Kaczynski, Klaas' debating partner, explains why he opposes capital punishment.
"I think there's been a fairly shocking revelation that since 1977, when the death penalty was re-instituted in the United States, 89 people have been tried, sentenced, convicted to die and later found out to be innocent," he says.
"In Illinois, for example, there are more people found innocent on death row than guilty," Kaczynski says. "I think the risk of executing an innocent person is too great and we really need to protect the innocent, first of all."
But Klaas says there are no documented cases of innocent people being put to death. There's another problem he's concerned about.
"People on death row have been put back out into society to kill again. That's my concern," he says.
In 1993, Klaas' daughter, 12-year-old Polly Klaas, was kidnapped from her home, raped and murdered. Her killer, Richard Allen Davis, was a repeat sex offender with a history of alcohol and drug abuse.
Klaas says his family's tragedy altered his opinion of the death penalty.
"I was vaguely against the death penalty on some very kind of shaky -- I think philosophical -- grounds until I realized that evil does exist in our society, and the best way to deal with evil is to eradicate it," Klaas says.
He says there's no argument for rehabilitating the most serious criminals, like Davis. "Never has there been a documented case of a psychopath or a pedophile ever being cured in our society," Klaas says.
Kaczynski, for his part, says his view of the death penalty has remained consistent.
"I've always been opposed to the death penalty," Kaczynski says. "If we kill a person who has killed, we become, at least a little bit, like them. And I think that's not a place where I want to be."
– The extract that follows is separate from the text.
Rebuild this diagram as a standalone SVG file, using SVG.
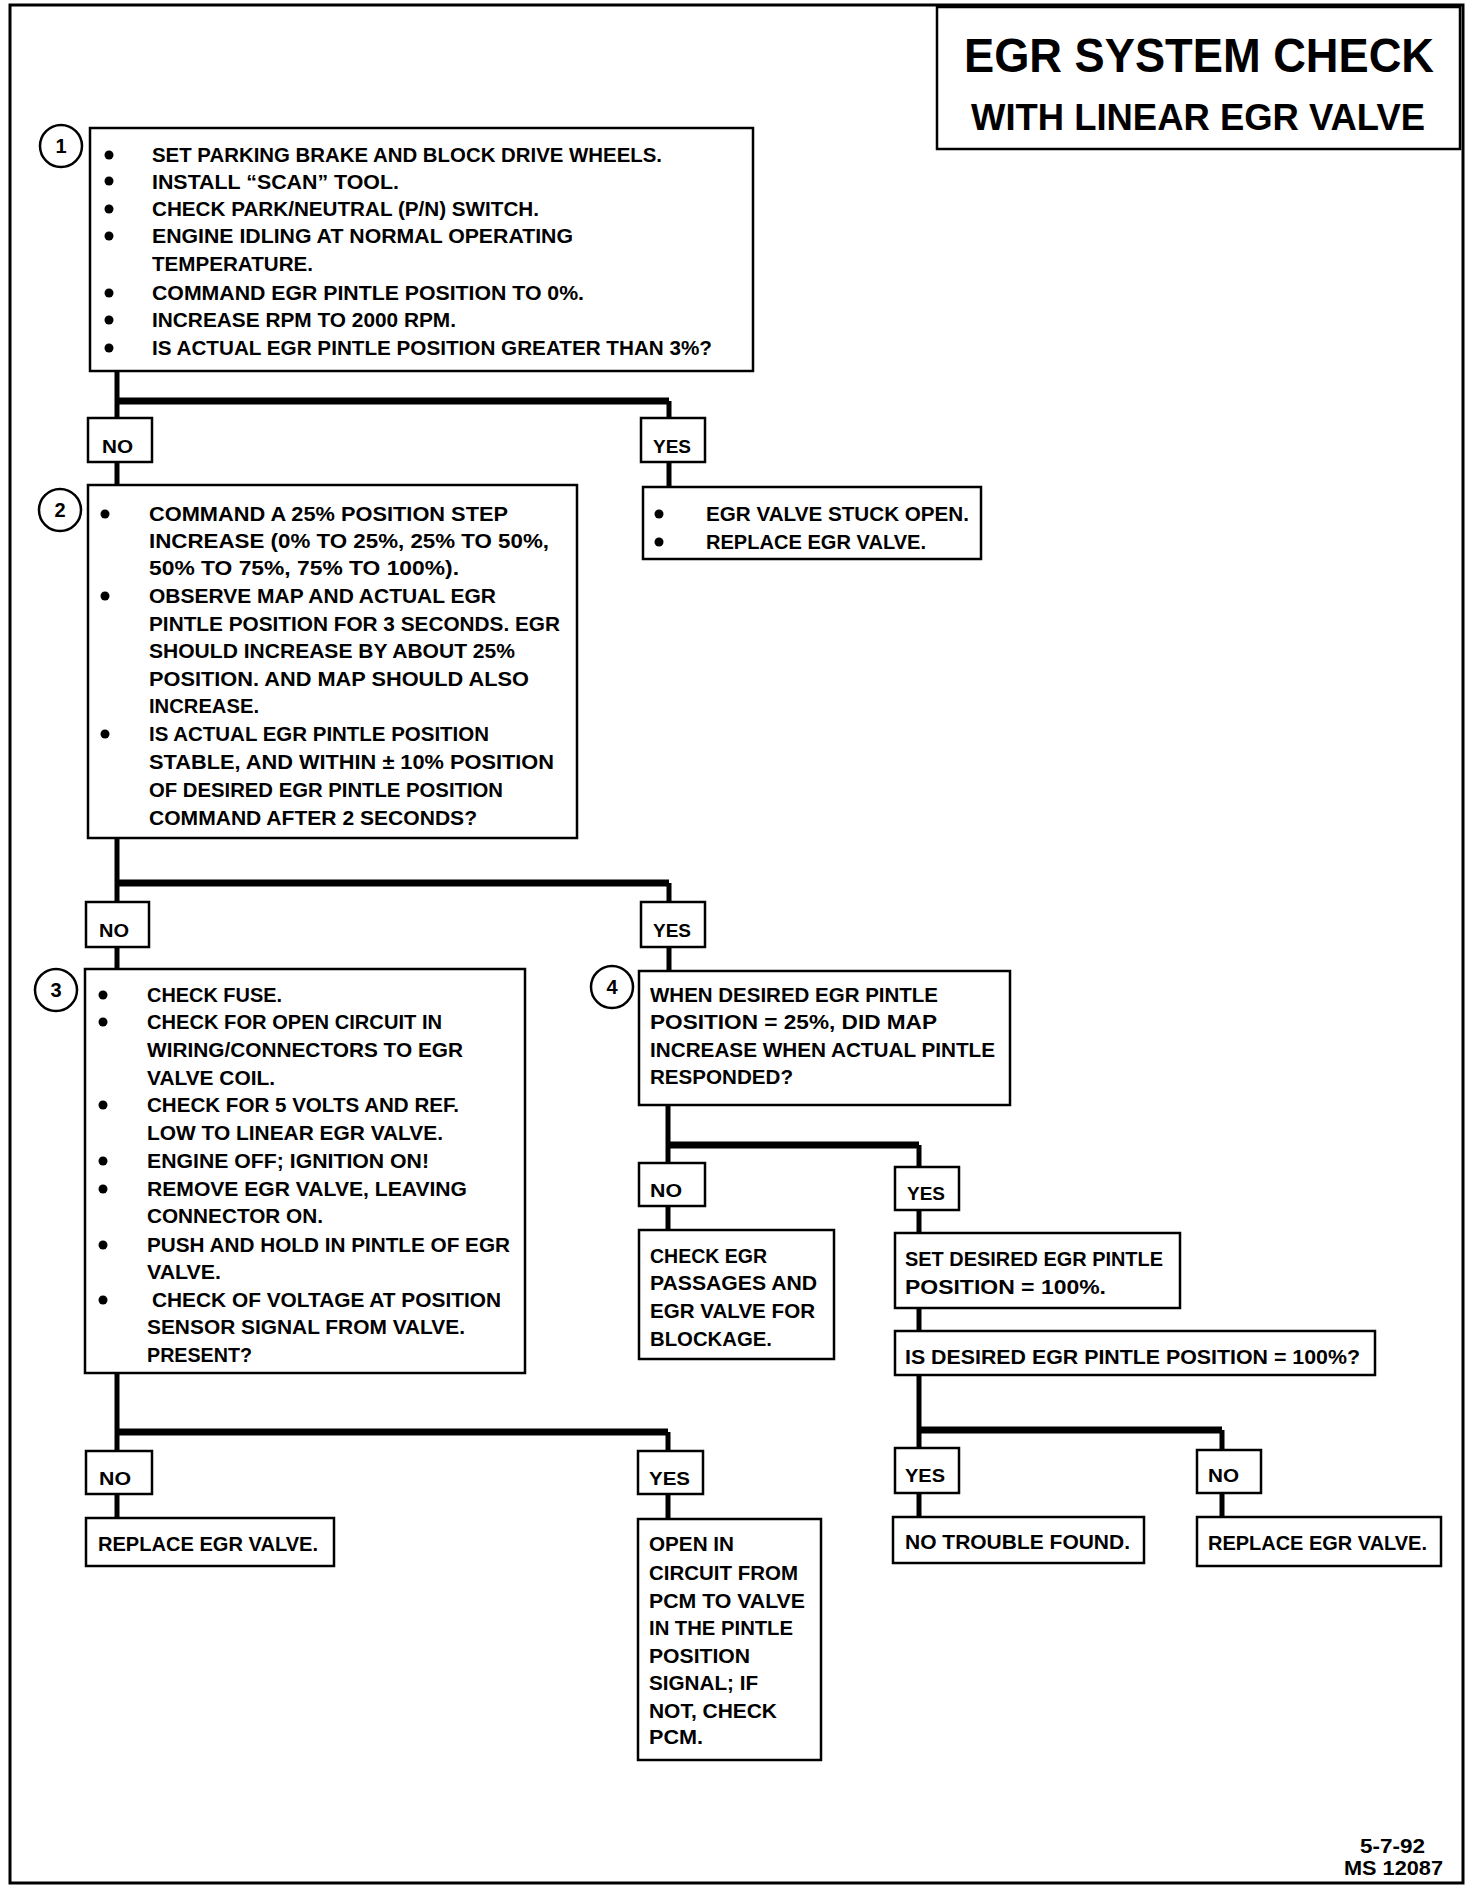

In 1996, Kaczynski, who suspected his older brother Ted was the man authorities called "the Unabomber," turned Ted in to the FBI. Ted Kaczynski was sentenced to life in prison after his family persuaded the courts he was mentally ill.
"Something's very, very, very wrong with my brother. But I know he's a human being," he says. "And I don't think we can kill people once we see their humanity."
The death penalty hasn't been a major issue in the presidential race as both candidates favor it. George W. Bush, whose state leads the nation in executions, has said that he supports capital punishment because he believes it serves as a deterrent.
Kaczynski disputes that view.
"There is a vast body of literature on this subject which conclusively demonstrates that the death penalty is not a deterrent to murder," he says. "It doesn't save lives. And I think it's really disturbing when you imagine that 143 people have been executed in Texas because Governor Bush is misinformed on this issue."
Bush told David Letterman that he would change his stand only if he became convinced that "the death penalty didn't save other people's lives."
If a perpetrator became truly remorseful, found religion and made a dramatic transformation, Klaas admits that might warrant reconsidering whether the death penalty is an appropriate punishment.
"I think if somebody has to find religion by laying out dead bodies, I certainly don't want to follow that individual and I don't want to step over the corpses to find the lord," he says. "If they've gotten to that path by doing that, that doesn't mean they shouldn't be facing their punishment."